If you need to do socket communication between a Java and/or C++ programs, you've come to the right place. I've developed a fairly basic class that can be used to communicate between Java applications and C++ programs via a socket connection. There are client and server classes for both Java and C++, so you could use these classes for communication between the same language or between languages.
The classes below have been tested and seem to work. You must of course balance your sends and receives otherwise it will stall. You will have to determine whether the byte order needs to be reversed between your client and server.
Efficiency isn't the best. I worked some time to get the classes to perform as well as they do. Sending and receiving of bytes is fairly fast, but other types require the Java side to convert the data array to an array of bytes. This was necessary in order to get the data to be sent in bigger, more efficient blocks. I suspect the conversion could be done faster than my stream technique, but I have not pursued it.
The fastest method I found to send data was using the datagram methods. Be careful, since this is not a guaranteed delivery form of communication, packets can and do get lost in transit. You'll need to do some sort of communication via the normal send and receive routines to provide resending of missing packets.

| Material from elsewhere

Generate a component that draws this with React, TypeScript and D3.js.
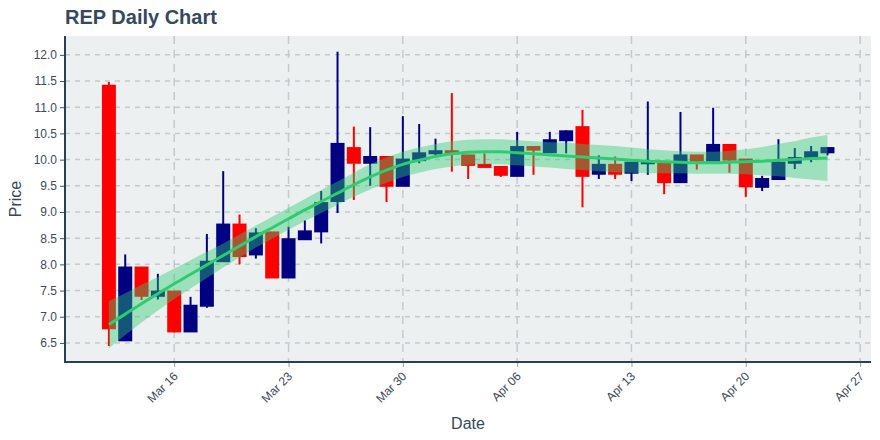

For more details about the implementation, see section 7 in my master's thesis. You can use this code for whatever you like.
A lot of the C code for the socket routines I lifted from the excellent tutorial: Beej's Guide to Network Programming. For a starting point on the Java code, I used the book: Java: How to Program, Deitel & Deitel.
Update: I updated the original classes in October 2009. This was to make it compile with current versions of GCC and Visual Studio. There is now a Visual Studio solution for compiling on Windows. I moved the reuseable buffers to the heap. I also cleaned the code up a bit. The datagram methods (at least in C++) didn't seem to work, so I removed the method bodies until the next version (around 2019 or so).